* [EXERCISE AIM]
Transcribe all of the material exactly. Any picture in it should be left out.

* [DATA SHOWN]

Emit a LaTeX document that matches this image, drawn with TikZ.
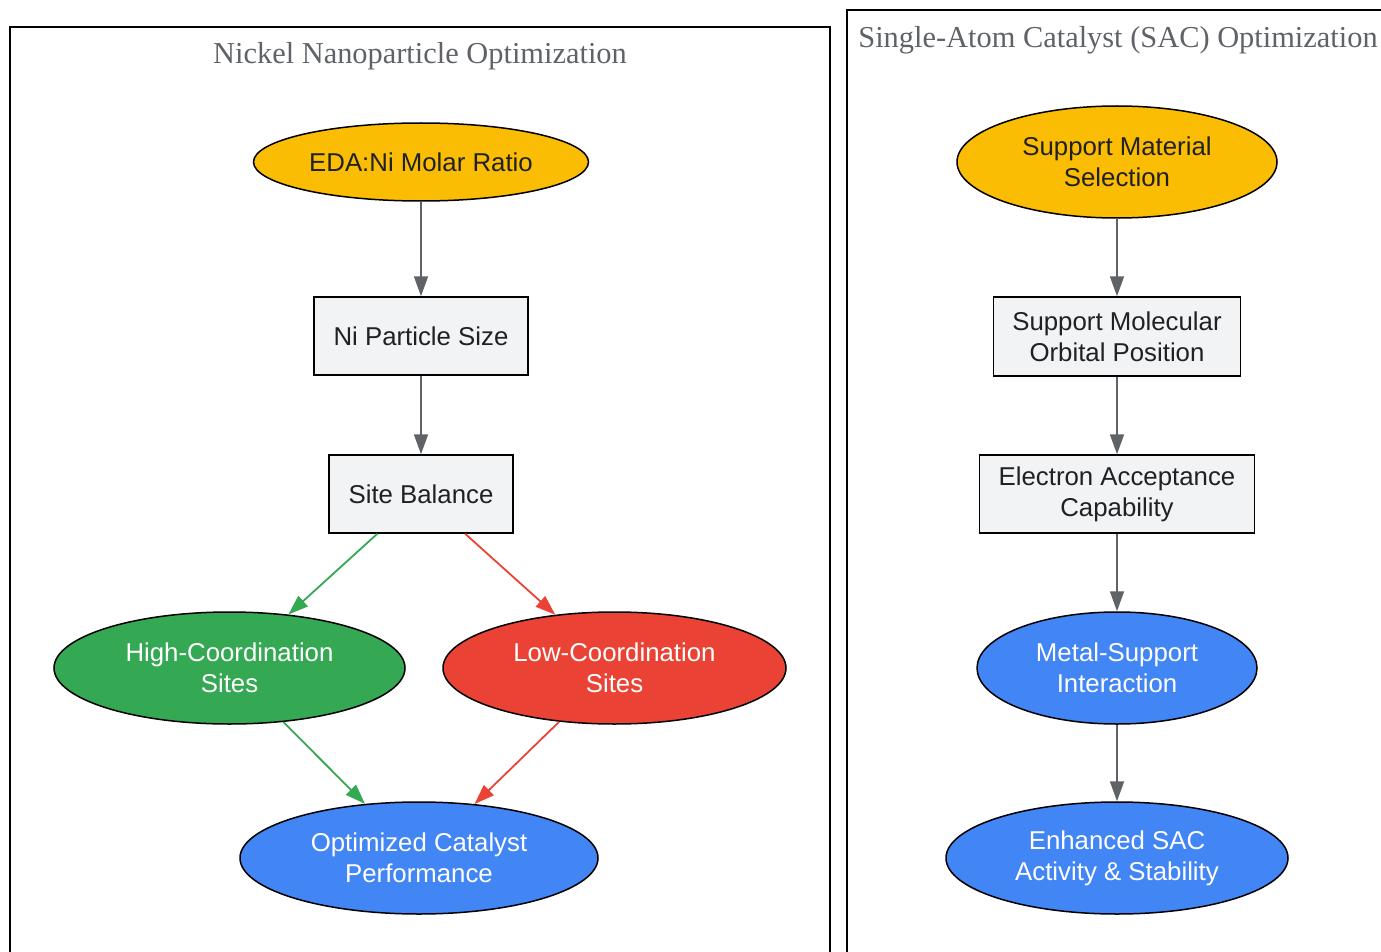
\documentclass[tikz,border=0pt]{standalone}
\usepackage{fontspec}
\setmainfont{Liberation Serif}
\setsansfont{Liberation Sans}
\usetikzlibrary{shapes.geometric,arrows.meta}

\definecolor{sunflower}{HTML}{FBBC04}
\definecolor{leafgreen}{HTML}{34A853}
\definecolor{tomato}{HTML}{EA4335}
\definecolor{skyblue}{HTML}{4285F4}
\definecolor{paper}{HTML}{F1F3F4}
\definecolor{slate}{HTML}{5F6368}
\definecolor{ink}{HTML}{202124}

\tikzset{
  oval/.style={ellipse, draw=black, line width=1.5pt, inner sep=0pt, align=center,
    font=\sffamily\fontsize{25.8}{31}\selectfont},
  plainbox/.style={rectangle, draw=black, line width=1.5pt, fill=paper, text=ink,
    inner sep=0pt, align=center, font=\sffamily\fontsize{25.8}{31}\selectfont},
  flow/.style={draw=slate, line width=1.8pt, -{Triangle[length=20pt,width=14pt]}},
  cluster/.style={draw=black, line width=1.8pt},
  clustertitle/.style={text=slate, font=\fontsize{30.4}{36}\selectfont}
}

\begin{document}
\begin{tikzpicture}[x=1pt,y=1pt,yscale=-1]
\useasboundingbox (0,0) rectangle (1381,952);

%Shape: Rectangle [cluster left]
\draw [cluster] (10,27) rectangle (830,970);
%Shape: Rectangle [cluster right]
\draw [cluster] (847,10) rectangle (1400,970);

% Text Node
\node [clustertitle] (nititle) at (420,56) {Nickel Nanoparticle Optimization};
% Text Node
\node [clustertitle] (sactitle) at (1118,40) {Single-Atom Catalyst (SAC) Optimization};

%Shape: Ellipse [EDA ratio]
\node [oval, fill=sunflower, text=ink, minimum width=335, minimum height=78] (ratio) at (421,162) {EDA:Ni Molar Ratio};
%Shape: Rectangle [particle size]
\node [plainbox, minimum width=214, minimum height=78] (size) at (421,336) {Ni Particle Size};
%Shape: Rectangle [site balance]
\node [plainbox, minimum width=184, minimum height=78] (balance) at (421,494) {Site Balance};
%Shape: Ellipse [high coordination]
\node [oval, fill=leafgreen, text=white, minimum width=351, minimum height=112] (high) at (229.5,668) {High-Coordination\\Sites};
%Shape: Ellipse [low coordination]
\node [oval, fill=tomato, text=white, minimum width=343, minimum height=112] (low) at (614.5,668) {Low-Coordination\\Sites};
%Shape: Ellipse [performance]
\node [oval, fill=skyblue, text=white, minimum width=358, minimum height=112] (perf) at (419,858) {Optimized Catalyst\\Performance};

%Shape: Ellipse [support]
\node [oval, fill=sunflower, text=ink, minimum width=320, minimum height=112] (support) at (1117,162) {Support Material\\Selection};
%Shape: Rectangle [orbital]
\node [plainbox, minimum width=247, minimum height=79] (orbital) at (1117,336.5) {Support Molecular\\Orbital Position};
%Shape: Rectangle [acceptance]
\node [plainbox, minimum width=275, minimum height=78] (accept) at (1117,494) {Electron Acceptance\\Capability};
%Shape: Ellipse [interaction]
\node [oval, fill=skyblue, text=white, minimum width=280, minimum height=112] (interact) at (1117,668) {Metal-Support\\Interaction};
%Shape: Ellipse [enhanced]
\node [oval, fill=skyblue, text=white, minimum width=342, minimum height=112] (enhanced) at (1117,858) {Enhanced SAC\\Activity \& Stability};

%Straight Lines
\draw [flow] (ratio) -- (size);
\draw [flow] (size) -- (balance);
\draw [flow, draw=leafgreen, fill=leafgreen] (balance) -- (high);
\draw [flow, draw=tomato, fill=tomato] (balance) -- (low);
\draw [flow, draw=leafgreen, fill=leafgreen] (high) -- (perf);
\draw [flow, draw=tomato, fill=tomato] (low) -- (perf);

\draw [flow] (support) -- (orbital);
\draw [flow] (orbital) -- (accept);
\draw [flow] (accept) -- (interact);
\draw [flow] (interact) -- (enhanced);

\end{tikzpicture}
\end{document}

* [SOLUTION]
Emit a LaTeX document that matches this image, drawn with TikZ.
\documentclass[tikz,border=0pt]{standalone}
\usepackage{fontspec}
\setmainfont{Liberation Serif}
\setsansfont{Liberation Sans}
\usetikzlibrary{shapes.geometric,arrows.meta}

\definecolor{sunflower}{HTML}{FBBC04}
\definecolor{leafgreen}{HTML}{34A853}
\definecolor{tomato}{HTML}{EA4335}
\definecolor{skyblue}{HTML}{4285F4}
\definecolor{paper}{HTML}{F1F3F4}
\definecolor{slate}{HTML}{5F6368}
\definecolor{ink}{HTML}{202124}

\tikzset{
  oval/.style={ellipse, draw=black, line width=1.5pt, inner sep=0pt, align=center,
    font=\sffamily\fontsize{25.8}{31}\selectfont},
  plainbox/.style={rectangle, draw=black, line width=1.5pt, fill=paper, text=ink,
    inner sep=0pt, align=center, font=\sffamily\fontsize{25.8}{31}\selectfont},
  flow/.style={draw=slate, line width=1.8pt, -{Triangle[length=20pt,width=14pt]}},
  cluster/.style={draw=black, line width=1.8pt},
  clustertitle/.style={text=slate, font=\fontsize{30.4}{36}\selectfont}
}

\begin{document}
\begin{tikzpicture}[x=1pt,y=1pt,yscale=-1]
\useasboundingbox (0,0) rectangle (1381,952);

%Shape: Rectangle [cluster left]
\draw [cluster] (10,27) rectangle (830,970);
%Shape: Rectangle [cluster right]
\draw [cluster] (847,10) rectangle (1400,970);

% Text Node
\node [clustertitle] (nititle) at (420,56) {Nickel Nanoparticle Optimization};
% Text Node
\node [clustertitle] (sactitle) at (1118,40) {Single-Atom Catalyst (SAC) Optimization};

%Shape: Ellipse [EDA ratio]
\node [oval, fill=sunflower, text=ink, minimum width=335, minimum height=78] (ratio) at (421,162) {EDA:Ni Molar Ratio};
%Shape: Rectangle [particle size]
\node [plainbox, minimum width=214, minimum height=78] (size) at (421,336) {Ni Particle Size};
%Shape: Rectangle [site balance]
\node [plainbox, minimum width=184, minimum height=78] (balance) at (421,494) {Site Balance};
%Shape: Ellipse [high coordination]
\node [oval, fill=leafgreen, text=white, minimum width=351, minimum height=112] (high) at (229.5,668) {High-Coordination\\Sites};
%Shape: Ellipse [low coordination]
\node [oval, fill=tomato, text=white, minimum width=343, minimum height=112] (low) at (614.5,668) {Low-Coordination\\Sites};
%Shape: Ellipse [performance]
\node [oval, fill=skyblue, text=white, minimum width=358, minimum height=112] (perf) at (419,858) {Optimized Catalyst\\Performance};

%Shape: Ellipse [support]
\node [oval, fill=sunflower, text=ink, minimum width=320, minimum height=112] (support) at (1117,162) {Support Material\\Selection};
%Shape: Rectangle [orbital]
\node [plainbox, minimum width=247, minimum height=79] (orbital) at (1117,336.5) {Support Molecular\\Orbital Position};
%Shape: Rectangle [acceptance]
\node [plainbox, minimum width=275, minimum height=78] (accept) at (1117,494) {Electron Acceptance\\Capability};
%Shape: Ellipse [interaction]
\node [oval, fill=skyblue, text=white, minimum width=280, minimum height=112] (interact) at (1117,668) {Metal-Support\\Interaction};
%Shape: Ellipse [enhanced]
\node [oval, fill=skyblue, text=white, minimum width=342, minimum height=112] (enhanced) at (1117,858) {Enhanced SAC\\Activity \& Stability};

%Straight Lines
\draw [flow] (ratio) -- (size);
\draw [flow] (size) -- (balance);
\draw [flow, draw=leafgreen, fill=leafgreen] (balance) -- (high);
\draw [flow, draw=tomato, fill=tomato] (balance) -- (low);
\draw [flow, draw=leafgreen, fill=leafgreen] (high) -- (perf);
\draw [flow, draw=tomato, fill=tomato] (low) -- (perf);

\draw [flow] (support) -- (orbital);
\draw [flow] (orbital) -- (accept);
\draw [flow] (accept) -- (interact);
\draw [flow] (interact) -- (enhanced);

\end{tikzpicture}
\end{document}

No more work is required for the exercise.